TFF 35 - Don't Forget Me, la recensione
La più facile delle trappole è quella in cui cade Don't Forget Me, la tenerezza insistita e la ruffianeria verso la salute psichica dei suoi protagonisti
Nella storia un ragazzo che suona o dice di suonare il basso tuba, sembra avere un aggancio con un vecchio compagno di scuola per entrare nella sua band. Intanto una ragazza che risiede in una clinica per disturbi alimentari tira avanti in una quotidianità terribile, assieme ad altre ragazze come lei ossessionate dal non mangiare ed essere magre o dotate del problema opposto, incredibilmente sovrappeso. Si incontrano nel momento in cui il primo accompagna il suo amico di successo (con la sua ragazza modella) nell’ospedale della seconda. Come se si riconoscessero tra i due scatta qualcosa e lei usa la sua attrattiva su di lui per agganciarlo con un rapido amplesso e insieme scappare. Il resto è un declino quasi scontato, vissuto con uno stupido sorriso stampato in faccia e una quantità gigante di tenerezza.

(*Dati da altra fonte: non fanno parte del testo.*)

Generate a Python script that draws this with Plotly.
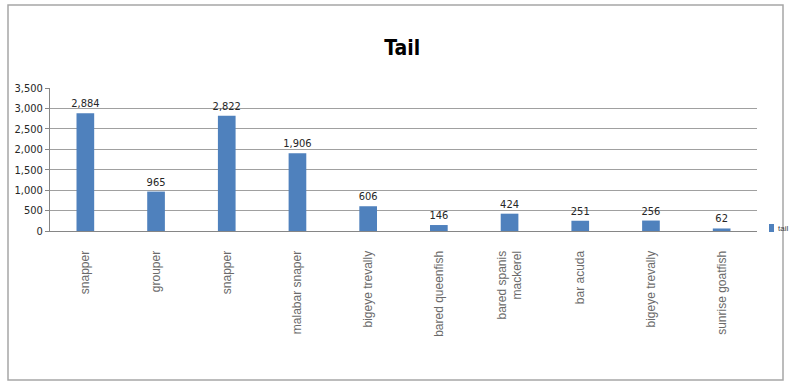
import plotly.graph_objects as go

categories = ["snapper", "grouper", "snapper", "malabar snaper", "bigeye trevally",
              "bared queenfish", "bared spanis<br>mackerel", "bar acuda",
              "bigeye trevally", "sunrise goatfish"]
values = [2884, 965, 2822, 1906, 606, 146, 424, 251, 256, 62]
series_name = "tail"
title_text = "Tail"
y_ticks = [0, 500, 1000, 1500, 2000, 2500, 3000, 3500]

W, H = 790, 383
L, R, T, B = 50, 33, 88, 152
pw, ph = W - L - R, H - T - B

positions = list(range(len(categories)))
bar_color = "#4F81BD"
narrow = "DejaVu Sans Condensed, Liberation Sans, sans-serif"

fig = go.Figure()
fig.add_trace(go.Bar(
    x=positions, y=values, name=series_name,
    marker=dict(color=bar_color, line=dict(width=0)),
    width=0.25,
    text=[f"{v:,}" for v in values], textposition="outside",
    textfont=dict(family=narrow, size=11, color="#262626"),
    constraintext="none",
    cliponaxis=False, showlegend=False,
))

def px_x(x):
    return (x - L) / pw

def px_y(y):
    return (H - B - y) / ph

shapes = [
    dict(type="rect", xref="paper", yref="paper",
         x0=px_x(8), x1=px_x(783), y0=px_y(380), y1=px_y(5),
         line=dict(color="#A6A6A6", width=1.5), layer="below"),
    dict(type="rect", xref="paper", yref="paper",
         x0=px_x(769), x1=px_x(774), y0=px_y(232), y1=px_y(224),
         fillcolor=bar_color, line=dict(width=0)),
]

fig.update_layout(
    width=W, height=H,
    margin=dict(l=L, r=R, t=T, b=B, autoexpand=False),
    paper_bgcolor="white", plot_bgcolor="white",
    title=dict(text="<b>" + title_text + "</b>", x=px_x(410), xanchor="center",
               y=1 - 48 / H, yanchor="middle",
               font=dict(family=narrow, size=21, color="black")),
    xaxis=dict(tickmode="array", tickvals=positions, ticktext=categories,
               tickangle=-90, range=[-0.5, len(categories) - 0.5],
               showline=True, linecolor="#868686", linewidth=1,
               showgrid=False, ticks="", ticklabelstandoff=14,
               tickfont=dict(family="Liberation Sans, Arial, sans-serif", size=12, color="#6a6a6a")),
    yaxis=dict(range=[0, 3500], tickvals=y_ticks, tickformat=",",
               showgrid=True, gridcolor="#A0A0A0", gridwidth=1,
               showline=True, linecolor="#868686", linewidth=1,
               ticks="outside", ticklen=4, tickcolor="#868686",
               tickfont=dict(family=narrow, size=11, color="#262626"),
               zeroline=False),
    shapes=shapes,
    annotations=[dict(text=series_name, xref="paper", yref="paper",
                      x=px_x(776), y=px_y(228), xanchor="left", yanchor="middle",
                      showarrow=False,
                      font=dict(family="Liberation Sans, Arial, sans-serif", size=8, color="#404040"))],
    bargap=0.75,
)

fig.write_html("out.html")
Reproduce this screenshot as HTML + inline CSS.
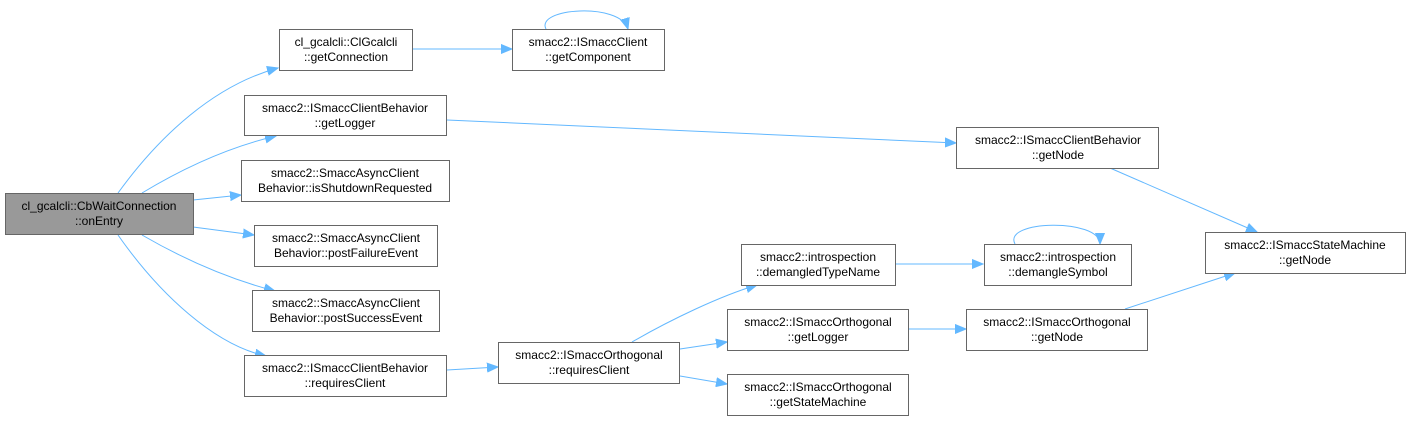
<!DOCTYPE html>
<html><head><meta charset="utf-8"><style>
body{margin:0;background:#fff;width:1411px;height:421px;overflow:hidden}
svg{display:block}
text{font-family:"Liberation Sans",Arial,sans-serif;font-size:12px;fill:#000}
.b{fill:#fff;stroke:#666;stroke-width:1}
.e{fill:none;stroke:#63b8ff;stroke-width:1}
</style></head><body>
<svg width="1411" height="421" viewBox="0 0 1411 421" xmlns="http://www.w3.org/2000/svg">
<defs><marker id="a" markerUnits="userSpaceOnUse" markerWidth="12" markerHeight="10" refX="11" refY="5" orient="auto"><path d="M0,0.5 L11,5 L0,9.5 z" fill="#63b8ff" stroke="#63b8ff"/></marker></defs>
<g class="e" marker-end="url(#a)">
<path d="M118,193 C160,135 215,85 278,68"/>
<path d="M142,193 C180,170 225,148 276,136"/>
<path d="M193,200 L241,195"/>
<path d="M193,227 L254,235"/>
<path d="M142,235 C180,257 225,278 275,291"/>
<path d="M118,235 C160,295 215,345 266,356"/>
<path d="M412,49 L512,49"/>
<path d="M546,29 C535,8 620,2 628,29"/>
<path d="M447,120 L956,143"/>
<path d="M447,370 L498,367"/>
<path d="M632,342 C670,320 720,296 757,285"/>
<path d="M680,349 L727,342"/>
<path d="M680,376 L727,384"/>
<path d="M896,264 L983,264"/>
<path d="M1015,244 C1002,220 1100,218 1100,244"/>
<path d="M908,329 L966,329"/>
<path d="M1110,168 L1257,232"/>
<path d="M1125,309 L1235,273"/>
</g>
<rect x="5.5" y="193.5" width="188" height="41" fill="#999" stroke="#666"/>
<text x="99" y="210" text-anchor="middle">cl_gcalcli::CbWaitConnection</text><text x="99" y="225" text-anchor="middle">::onEntry</text>
<g>
<rect class="b" x="279.5" y="29.5" width="133" height="41"/><text x="346" y="46" text-anchor="middle">cl_gcalcli::ClGcalcli</text><text x="346" y="61" text-anchor="middle">::getConnection</text>
<rect class="b" x="512.5" y="29.5" width="152" height="41"/><text x="588" y="46" text-anchor="middle">smacc2::ISmaccClient</text><text x="588" y="61" text-anchor="middle">::getComponent</text>
<rect class="b" x="244.5" y="95.5" width="202" height="40"/><text x="345" y="112" text-anchor="middle">smacc2::ISmaccClientBehavior</text><text x="345" y="127" text-anchor="middle">::getLogger</text>
<rect class="b" x="241.5" y="160.5" width="208" height="41"/><text x="345" y="177" text-anchor="middle">smacc2::SmaccAsyncClient</text><text x="345" y="192" text-anchor="middle">Behavior::isShutdownRequested</text>
<rect class="b" x="254.5" y="225.5" width="183" height="41"/><text x="346" y="242" text-anchor="middle">smacc2::SmaccAsyncClient</text><text x="346" y="257" text-anchor="middle">Behavior::postFailureEvent</text>
<rect class="b" x="252.5" y="290.5" width="187" height="41"/><text x="346" y="307" text-anchor="middle">smacc2::SmaccAsyncClient</text><text x="346" y="322" text-anchor="middle">Behavior::postSuccessEvent</text>
<rect class="b" x="244.5" y="355.5" width="202" height="41"/><text x="345" y="372" text-anchor="middle">smacc2::ISmaccClientBehavior</text><text x="345" y="387" text-anchor="middle">::requiresClient</text>
<rect class="b" x="498.5" y="342.5" width="181" height="41"/><text x="589" y="359" text-anchor="middle">smacc2::ISmaccOrthogonal</text><text x="589" y="374" text-anchor="middle">::requiresClient</text>
<rect class="b" x="741.5" y="244.5" width="154" height="41"/><text x="818" y="261" text-anchor="middle">smacc2::introspection</text><text x="818" y="276" text-anchor="middle">::demangledTypeName</text>
<rect class="b" x="727.5" y="309.5" width="181" height="41"/><text x="818" y="326" text-anchor="middle">smacc2::ISmaccOrthogonal</text><text x="818" y="341" text-anchor="middle">::getLogger</text>
<rect class="b" x="727.5" y="374.5" width="181" height="41"/><text x="818" y="391" text-anchor="middle">smacc2::ISmaccOrthogonal</text><text x="818" y="406" text-anchor="middle">::getStateMachine</text>
<rect class="b" x="984.5" y="244.5" width="147" height="41"/><text x="1058" y="261" text-anchor="middle">smacc2::introspection</text><text x="1058" y="276" text-anchor="middle">::demangleSymbol</text>
<rect class="b" x="966.5" y="309.5" width="181" height="41"/><text x="1057" y="326" text-anchor="middle">smacc2::ISmaccOrthogonal</text><text x="1057" y="341" text-anchor="middle">::getNode</text>
<rect class="b" x="956.5" y="127.5" width="202" height="41"/><text x="1058" y="144" text-anchor="middle">smacc2::ISmaccClientBehavior</text><text x="1058" y="159" text-anchor="middle">::getNode</text>
<rect class="b" x="1205.5" y="232.5" width="200" height="41"/><text x="1305" y="249" text-anchor="middle">smacc2::ISmaccStateMachine</text><text x="1305" y="264" text-anchor="middle">::getNode</text>
</g>
</svg>
</body></html>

I due non troveranno un aiuto nei genitori di lei (che non ne vogliono sapere di tenerla fuori dall’ospedale), né tantomeno nell’amico musicista (che come prevedibile non ne vuole sapere di inserirlo nella sua band pronta a partire in tournée). Troveranno conforto solo nell’uso del corpo e di nuovo, qui, quando tangenzialmente torna ad affrontare il problema alimentare raccontando la fierezza che lei ha del suo corpo, come si faccia toccare e voglia essere concepita come oggetto sessuale, Don’t Forget Me diventa un buon film, ma sono sprazzi in un oceano di pietismo.